Am Morgen stehe ich immer zuerst mit dem linken Fuss auf. Belaste ich stattdessen den rechten, spüre ich einen Zwick bis zur Hüfte. Meine Gelenke fühlen sich viel älter an, als sie sind. Das zeigt sich auch bei meinen Knien. Auf den Zug rennen geht nicht. Ich vermeide es, meinen Körper zu überlasten.
Am meisten schmerzen Schultern und Nacken. Die Muskeln sind dauerhaft verhärtet. Meinen Kopf kann ich deshalb nicht gut bewegen. Er fühlt sich an, als wäre er in einem Schraubstock fixiert. Drehe ich ihn zur Seite, höre ich es knirschen. Es klingt so, als würde man Cornflakes zerdrücken.
Diese Beschwerden sind die Spätfolgen einer Chemotherapie. Als ich zwölf Jahre alt war, fanden die Ärzte bei mir einen bösartigen Darmtumor. Zwar galt ich mit 14 als geheilt, doch die Krankheit hinterliess Spuren. Durch die starken Krebsmedikamente entwickelten sich meine Gelenke nicht so, wie das bei gesunden Jugendlichen während der Pubertät passiert. Sie sind abgenutzt wie bei einer Arthrose.
Meine Halswirbelsäule ist verknöchert. Dadurch haben die Nervenbahnen zu wenig Platz. Das verursacht nicht nur die Nacken- und Schulterschmerzen, sondern führt auch dazu, dass ich in Händen und Füssen weniger Gefühl habe. Mehrere Operationen an verschiedenen Gelenken verbesserten meine Situation. Schmerzfrei bin ich aber nicht. Deshalb brauche ich nach wie vor Schmerzmittel. Sie machen mich oft müde.
Es hilft mir, wenn ich mich bewege. So tut es mir gut, jeden Tag mit dem Hund spazieren zu gehen. Auch regelmässige Physiotherapie löst Blockaden. Stillstand dagegen macht alles schlimmer und führt dazu, dass ich nicht gut schlafe.

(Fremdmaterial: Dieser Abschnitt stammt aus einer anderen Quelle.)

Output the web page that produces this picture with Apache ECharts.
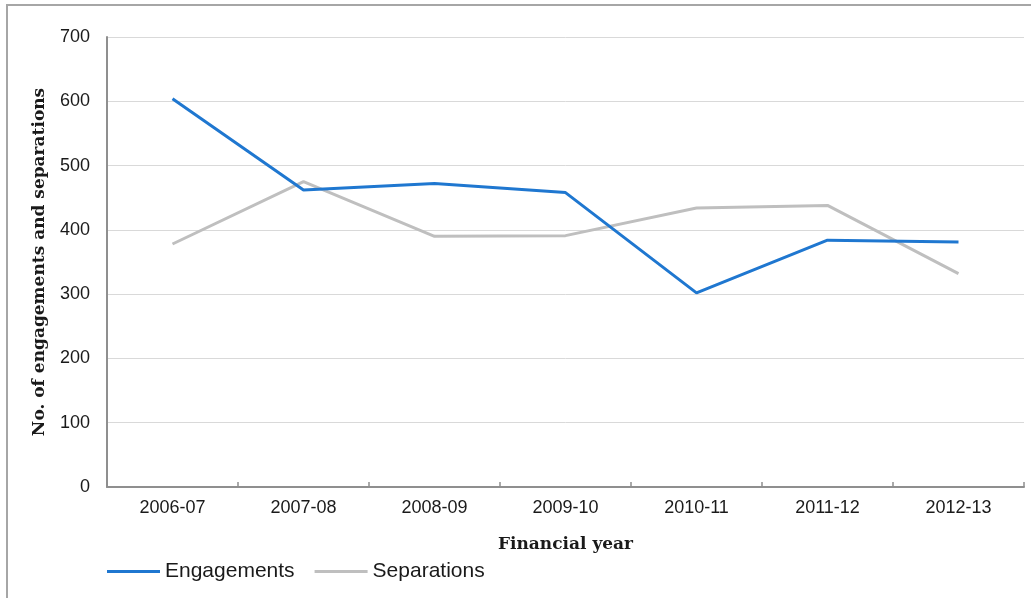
<!DOCTYPE html>
<html>
<head>
<meta charset="utf-8">
<script src="https://cdn.jsdelivr.net/npm/echarts@6/dist/echarts.min.js"></script>
<style>
html,body{margin:0;padding:0;background:#fff;}
#chart{width:1031px;height:598px;}
</style>
</head>
<body>
<div id="chart"></div>
<script>
const categories = ['2006-07','2007-08','2008-09','2009-10','2010-11','2011-12','2012-13'];
const engagements = [604, 462, 472, 458, 302, 384, 381];
const separations = [378, 475, 390, 391, 434, 438, 332];
const yTicks = {min: 0, max: 700, interval: 100};

const chart = echarts.init(document.getElementById('chart'), null, {renderer: 'canvas'});
chart.setOption({
  backgroundColor: '#ffffff',
  animation: false,
  graphic: [{
    type: 'rect',
    shape: {x: 7, y: 5, width: 1200, height: 800},
    style: {fill: 'none', stroke: '#a6a6a6', lineWidth: 2},
    silent: true, z: -1
  }],
  grid: {left: 107, right: 7, top: 37, bottom: 111, containLabel: false},
  legend: {
    left: 102, top: 556,
    itemWidth: 53, itemHeight: 3, itemGap: 20,
    icon: 'rect',
    textStyle: {fontFamily: 'Liberation Sans', fontSize: 21, color: '#1a1a1a'},
    data: ['Engagements', 'Separations']
  },
  xAxis: {
    type: 'category',
    data: categories,
    boundaryGap: true,
    name: 'Financial year',
    nameLocation: 'middle',
    nameGap: 49,
    nameTextStyle: {fontFamily: 'DejaVu Serif', fontWeight: 'bold', fontSize: 17, color: '#1a1a1a'},
    axisLine: {lineStyle: {color: '#8f8f8f', width: 2}},
    axisTick: {show: true, inside: true, length: 5, lineStyle: {color: '#8f8f8f', width: 1.5}},
    axisLabel: {fontFamily: 'Liberation Sans', fontSize: 18, color: '#1a1a1a', margin: 12}
  },
  yAxis: {
    type: 'value',
    min: yTicks.min, max: yTicks.max, interval: yTicks.interval,
    name: 'No. of engagements and separations',
    nameLocation: 'middle',
    nameGap: 59,
    nameRotate: 90,
    nameTextStyle: {fontFamily: 'DejaVu Serif', fontWeight: 'bold', fontSize: 17, color: '#1a1a1a'},
    axisLine: {show: true, lineStyle: {color: '#8f8f8f', width: 2}},
    axisTick: {show: false},
    axisLabel: {fontFamily: 'Liberation Sans', fontSize: 18, color: '#1a1a1a', margin: 17},
    splitLine: {lineStyle: {color: '#d9d9d9', width: 1}}
  },
  series: [
    {
      name: 'Engagements', type: 'line', data: engagements,
      symbol: 'none', lineStyle: {color: '#1f77d0', width: 3},
      itemStyle: {color: '#1f77d0'}, z: 3
    },
    {
      name: 'Separations', type: 'line', data: separations,
      symbol: 'none', lineStyle: {color: '#bfbfbf', width: 3},
      itemStyle: {color: '#bfbfbf'}, z: 2
    }
  ]
});
</script>
</body>
</html>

Trotz allem hatte ich viel Glück im Leben. Den Krebs entdeckte man durch Zufall. Weil ich auf dem Schulweg eine Menge gestohlener Kirschen ass und in der Eile die Steine – es waren 168 – verschluckte, hatte ich einen Darmverschluss. Im Spital entdeckte man den Tumor. Er hatte bereits Ableger gebildet. Hätte ich keine Kirschen stibitzt, gäbe es mich heute nicht mehr.
Genauso dankbar wie für diesen glücklichen Zufall bin ich für meine vier Kinder. Zwei ärztliche Gutachten nach der Chemotherapie waren nämlich zum Schluss gekommen, dass ich wohl keine Kinder würde zeugen können.
Mein Leben kann ich heute trotz Beschwerden geniessen. Zwar muss ich meine Kräfte einteilen, aber das gelingt mir inzwischen meist gut. Als Überlebender möchte ich mit meiner Geschichte krebskranken Kindern und ihren Eltern Mut machen. Über die Kinderkrebshilfe Schweiz bin ich häufig mit Betroffenen in Kontakt.
Auch meine Arbeit gefällt mir. Ich bin seit zwei Jahren in einem Teilzeitpensum als Klassenassistent tätig und unterstütze Lehrpersonen sowie Kinder und Jugendliche. Zudem gebe ich mit Freude Werkunterricht. Dabei hilft mir, dass ich gelernter Schreiner bin. In diesem Beruf kann ich aber nicht mehr arbeiten, da mein Körper nicht mehr so belastbar und weniger kräftig ist.
Krebs in der Kindheit: Ein Leben lang gezeichnet
Die Diagnose Krebs beim Kind ist ein grosser Schock. Dank neuen Behandlungen überleben heute 80 Prozent der Betroffenen. Doch dafür zahlen sie einen hohen Preis: Die Therapien richten Schaden an. 2018 zeigte eine Langzeitstudie mit 24 000 Teilnehmern, dass Betroffene als Erwachsene ein doppelt so hohes Risiko für Herz-Kreislauf-Krankheiten haben. Auch das Risiko für Lungenkrankheiten, Hormonstörungen oder eine erneute Krebserkrankung ist höher.
Zuzana Tomášiková von Kinderkrebs Schweiz sagt: «Viele Betroffene wissen gar nicht, dass es solche Spätfolgen gibt.» Deshalb möchte die Organisation, dass Spitäler den «Survivorship Passport» einführen. Ärzte halten darin fest, wie der Krebs behandelt wurde und wie sie künftige Risiken einschätzen.